When I was running a customer service workshop recently I was asked by a delegate if it was ok to touch a customer. Now clearly he didn’t mean in a ‘current news scandal’ kinda way but it was a question that, whilst I knew exactly what he meant, posed some debate among the group.
I am not a particularly tactile person but when I think back to my restaurant days, and actually even now when I’m in a service environment, I do / did touch customers on the arm when joking with them, sympathising with them or trying to calm them down (when we had made an #EpicFail). Or on the small of their backs if I want them to move safely away from a tray of drinks.

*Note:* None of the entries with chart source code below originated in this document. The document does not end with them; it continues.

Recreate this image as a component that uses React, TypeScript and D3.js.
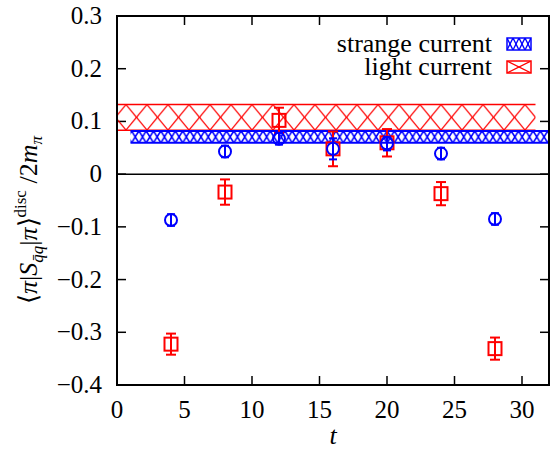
import React from "react";
import * as d3 from "d3";

const tValues = [4, 8, 12, 16, 20, 24, 28];
const strangeVals = [-0.087, 0.043, 0.067, 0.048, 0.058, 0.039, -0.085];
const strangeErrs = [0.011, 0.011, 0.011, 0.02, 0.013, 0.011, 0.011];
const lightVals = [-0.3225, -0.034, 0.102, 0.048, 0.0595, -0.037, -0.331];
const lightErrs = [0.02, 0.024, 0.024, 0.033, 0.026, 0.022, 0.021];

const strangeBand = { lo: 0.0594, hi: 0.082, t0: 1, t1: 32 };
const lightBand = { lo: 0.0835, hi: 0.132, t0: 0, t1: 31 };

const xTicks = [0, 5, 10, 15, 20, 25, 30];
const yTicks = [-0.4, -0.3, -0.2, -0.1, 0, 0.1, 0.2, 0.3];

const W = 551;
const H = 452;
const L = 117, R = 549, T = 16, B = 385;
const BLUE = "#0000ff";
const RED = "#ff0000";

const serif = { fontFamily: "Liberation Serif" };

export default function App() {
  const x = d3.scaleLinear().domain([0, 32]).range([L, R]);
  const y = d3.scaleLinear().domain([-0.4, 0.3]).range([B, T]);
  const fmt = (v: number) => {
    if (Math.abs(v) < 1e-9) return "0";
    const s = d3.format(".1f")(Math.abs(v));
    return (v < 0 ? "\u2212" : "") + s;
  };
  const lbY = y(lightBand.hi), lbH = y(lightBand.lo) - y(lightBand.hi);
  const sbY = y(strangeBand.hi), sbH = y(strangeBand.lo) - y(strangeBand.hi);
  const tick = 9;
  return (
    <svg width={W} height={H} style={{ position: "absolute", left: 0, top: 0, background: "#fff" }}>
      <defs>
        <pattern id="redHatch" patternUnits="userSpaceOnUse" x={0} y={lbY} width={21} height={lbH}>
          <line x1={0} y1={0} x2={21} y2={lbH} stroke={RED} strokeWidth={1.2} />
          <line x1={21} y1={0} x2={0} y2={lbH} stroke={RED} strokeWidth={1.2} />
        </pattern>
        <pattern id="blueHatch" patternUnits="userSpaceOnUse" x={L} y={sbY} width={7.3} height={sbH}>
          <line x1={0} y1={0} x2={7.3} y2={sbH} stroke={BLUE} strokeWidth={1.6} />
          <line x1={7.3} y1={0} x2={0} y2={sbH} stroke={BLUE} strokeWidth={1.6} />
        </pattern>
        <pattern id="redHatchLeg" patternUnits="userSpaceOnUse" x={507} y={61} width={24} height={12}>
          <line x1={0} y1={0} x2={24} y2={12} stroke={RED} strokeWidth={1.2} />
          <line x1={24} y1={0} x2={0} y2={12} stroke={RED} strokeWidth={1.2} />
        </pattern>
        <pattern id="blueHatchLeg" patternUnits="userSpaceOnUse" x={507} y={38} width={6} height={12}>
          <line x1={0} y1={0} x2={6} y2={12} stroke={BLUE} strokeWidth={1.4} />
          <line x1={6} y1={0} x2={0} y2={12} stroke={BLUE} strokeWidth={1.4} />
        </pattern>
        <clipPath id="plotClip">
          <rect x={L} y={T} width={R - L} height={B - T} />
        </clipPath>
      </defs>

      <line x1={L} x2={R} y1={y(0)} y2={y(0)} stroke="#000" strokeWidth={1.5} />

      {xTicks.map((v) => (
        <g key={"xt" + v}>
          <line x1={x(v)} x2={x(v)} y1={B} y2={B - tick} stroke="#000" strokeWidth={1.5} />
          <line x1={x(v)} x2={x(v)} y1={T} y2={T + tick} stroke="#000" strokeWidth={1.5} />
          <text x={x(v)} y={418} textAnchor="middle" style={serif} fontSize={25}>{v}</text>
        </g>
      ))}
      {yTicks.map((v) => (
        <g key={"yt" + v}>
          <line x1={L} x2={L + tick} y1={y(v)} y2={y(v)} stroke="#000" strokeWidth={1.5} />
          <line x1={R} x2={R - tick} y1={y(v)} y2={y(v)} stroke="#000" strokeWidth={1.5} />
          <text x={102} y={y(v) + 8} textAnchor="end" style={serif} fontSize={25}>{fmt(v)}</text>
        </g>
      ))}

      <g clipPath="url(#plotClip)">
        <rect x={x(lightBand.t0)} y={lbY} width={x(lightBand.t1) - x(lightBand.t0)} height={lbH} fill="url(#redHatch)" />
        <line x1={x(lightBand.t0)} x2={x(lightBand.t1)} y1={lbY} y2={lbY} stroke={RED} strokeWidth={1.5} />
        <line x1={x(lightBand.t0)} x2={x(lightBand.t1)} y1={lbY + lbH} y2={lbY + lbH} stroke={RED} strokeWidth={1.5} />
        <rect x={x(strangeBand.t0)} y={sbY} width={x(strangeBand.t1) - x(strangeBand.t0)} height={sbH} fill="url(#blueHatch)" />
        <line x1={x(strangeBand.t0)} x2={x(strangeBand.t1)} y1={sbY} y2={sbY} stroke={BLUE} strokeWidth={2} />
        <line x1={x(strangeBand.t0)} x2={x(strangeBand.t1)} y1={sbY + sbH} y2={sbY + sbH} stroke={BLUE} strokeWidth={2} />
      </g>

      {tValues.map((t, i) => {
        const cx = x(t), cy = y(lightVals[i]);
        const y1 = y(lightVals[i] + lightErrs[i]), y2 = y(lightVals[i] - lightErrs[i]);
        return (
          <g key={"l" + t} stroke={RED} strokeWidth={2} fill="none">
            <line x1={cx} x2={cx} y1={y1} y2={y2} />
            <line x1={cx - 5} x2={cx + 5} y1={y1} y2={y1} />
            <line x1={cx - 5} x2={cx + 5} y1={y2} y2={y2} />
            <rect x={cx - 6.5} y={cy - 6.5} width={13} height={13} />
          </g>
        );
      })}

      {tValues.map((t, i) => {
        const cx = x(t), cy = y(strangeVals[i]);
        const y1 = y(strangeVals[i] + strangeErrs[i]), y2 = y(strangeVals[i] - strangeErrs[i]);
        return (
          <g key={"s" + t} stroke={BLUE} strokeWidth={2} fill="none">
            <line x1={cx} x2={cx} y1={y1} y2={y2} />
            <line x1={cx - 4} x2={cx + 4} y1={y1} y2={y1} />
            <line x1={cx - 4} x2={cx + 4} y1={y2} y2={y2} />
            <circle cx={cx} cy={cy} r={6} />
          </g>
        );
      })}

      <rect x={L} y={T} width={R - L} height={B - T} fill="none" stroke="#000" strokeWidth={2} />

      <text x={492} y={52} textAnchor="end" style={serif} fontSize={26}>strange current</text>
      <rect x={507} y={38} width={24} height={12} fill="url(#blueHatchLeg)" stroke={BLUE} strokeWidth={1.5} />
      <text x={492} y={75} textAnchor="end" style={serif} fontSize={26}>light current</text>
      <rect x={507} y={61} width={24} height={12} fill="url(#redHatchLeg)" stroke={RED} strokeWidth={1.5} />

      <text x={x(16)} y={444} textAnchor="middle" style={serif} fontSize={26} fontStyle="italic">t</text>
      <text transform={`translate(37, 220) rotate(-90)`} textAnchor="middle" style={serif} fontSize={26}>
        <tspan>{"\u27E8"}</tspan>
        <tspan fontStyle="italic">{"\u03C0"}</tspan>
        <tspan>|</tspan>
        <tspan fontStyle="italic">S</tspan>
        <tspan fontStyle="italic" fontSize={17} dy={6}>{"q\u0304q"}</tspan>
        <tspan dy={-6}>|</tspan>
        <tspan fontStyle="italic">{"\u03C0"}</tspan>
        <tspan>{"\u27E9"}</tspan>
        <tspan fontSize={17} dy={-11}>disc</tspan>
        <tspan dy={11}>{" /2"}</tspan>
        <tspan fontStyle="italic">m</tspan>
        <tspan fontStyle="italic" fontSize={17} dy={5}>{"\u03C0"}</tspan>
      </text>
    </svg>
  );
}
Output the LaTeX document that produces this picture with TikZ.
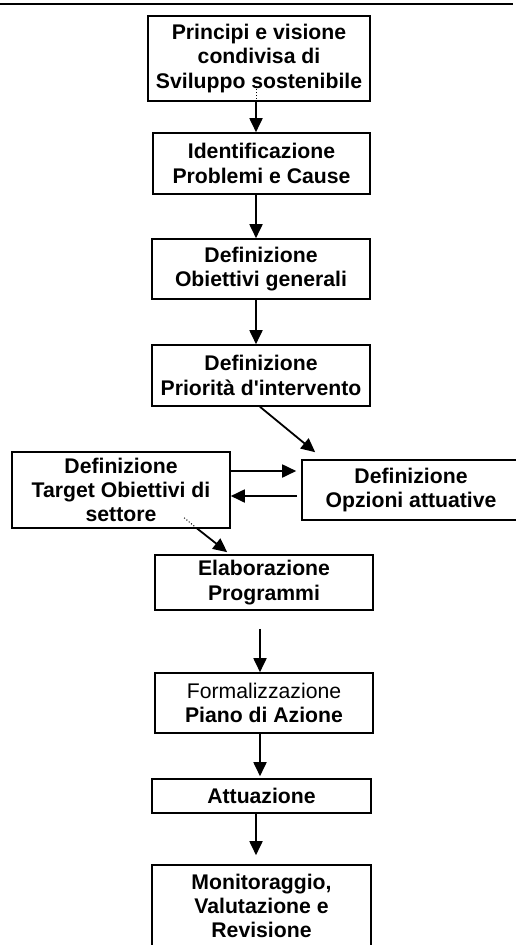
\documentclass[tikz,border=0pt]{standalone}
\usepackage{fontspec}
\setmainfont{Liberation Sans}
\usetikzlibrary{arrows.meta}

\begin{document}
\begin{tikzpicture}[x=1pt, y=-1pt,
    box/.style={draw, line width=1.6pt, inner sep=0pt, align=center,
      font=\fontsize{21.2}{24.4}\selectfont\bfseries},
    arr/.style={line width=1.8pt, -{Triangle[length=14pt, width=13pt]}}]

        \useasboundingbox (0,0) rectangle (516,945);
        \clip (0,0) rectangle (516,945);

        \draw[line width=2pt] (0,3.5) -- (513,3.5);

        \coordinate (ax) at (256,0);
        \coordinate (bx) at (260,0);

        \node[box, minimum width=222pt, minimum height=85pt] (n1) at (259,58.5)
          {Principi e visione\\condivisa di\\Sviluppo sostenibile};
        \node[box, minimum width=217pt, minimum height=61pt] (n2) at (261.5,163.5)
          {Identificazione\\Problemi e Cause};
        \node[box, minimum width=218pt, minimum height=60pt] (n3) at (261,269)
          {Definizione\\Obiettivi generali};
        \node[box, minimum width=218pt, minimum height=61pt] (n4) at (261,375.5)
          {Definizione\\Priorità d\textquotesingle intervento};

        \node[box, minimum width=218pt, minimum height=76pt] (n5) at (121,490)
          {Definizione\\Target Obiettivi di\\settore};
        \node[box, minimum width=218pt, minimum height=60pt] (n6) at (411,490)
          {Definizione\\Opzioni attuative};

        \node[box, minimum width=218pt, minimum height=55pt] (n7) at (264,582.5)
          {Elaborazione\\Programmi};
        \node[box, minimum width=218pt, minimum height=60pt] (n8) at (264,703)
          {{\mdseries Formalizzazione}\\Piano di Azione};
        \node[box, minimum width=219pt, minimum height=34pt] (n9) at (261.5,796)
          {Attuazione};
        \node[box, minimum width=219pt, minimum height=82pt] (n10) at (261.5,906)
          {Monitoraggio,\\Valutazione e\\Revisione};

        \draw[dotted, line width=1pt] (n1.south -| ax) -- ++(0,-16);
        \draw[arr] (n1.south -| ax) -- (n2.north -| ax);
        \draw[arr] (n2.south -| ax) -- (n3.north -| ax);
        \draw[arr] (n3.south -| ax) -- (n4.north -| ax);

        \draw[arr] (n4.south -| bx) -- ([shift={(14,-7)}]n6.north west);

        \draw[arr] ([yshift=19pt]n5.east) -- ([shift={(-5,-19)}]n6.west);
        \draw[arr] ([shift={(-4,6)}]n6.west) -- ([yshift=-6pt]n5.east);

        \coordinate (d1) at ([shift={(173,-11)}]n5.south west);
        \coordinate (d2) at ([shift={(185,-1)}]n5.south west);
        \draw[dotted, line width=1pt] (d1) -- (d2);
        \draw[arr] (d2) -- ([shift={(73,-2)}]n7.north west);

        \draw[arr] ([yshift=-18pt]n7.south -| bx) -- (n8.north -| bx);
        \draw[arr] (n8.south -| bx) -- ([yshift=2pt]n9.north -| bx);
        \draw[arr] (n9.south -| ax) -- ([yshift=9pt]n10.north -| ax);

      \end{tikzpicture}
\end{document}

The team in my local curry house insist on shaking their customers hands on entering and leaving the restaurant. Although it felt a bit weird / false at first I have ‘embraced it’ and now actually feel a bit snubbed if I don’t have a hand offered to me. BUT, and I have discussed this at length with my other-half, we have concluded that if we walked into any other restaurant in town where this happened it would feel inappropriate! Bizarre!?
I don’t recall any customers recoiling from me when I ‘touched them’ but then I wonder if I did make some people feel uncomfortable. I guess the fine line is judging the appropriateness of making physical contact and having the self-awareness to assess if the customer is responding in a favourable way. But then here lies the crux of it: When many waiting staff are barley trained in basic customer service standards; how can we be sure that they are even self-aware enough to realise that they could be invading personal space never-mind, using to their advantage, the subtle nuances of unconscious body language?!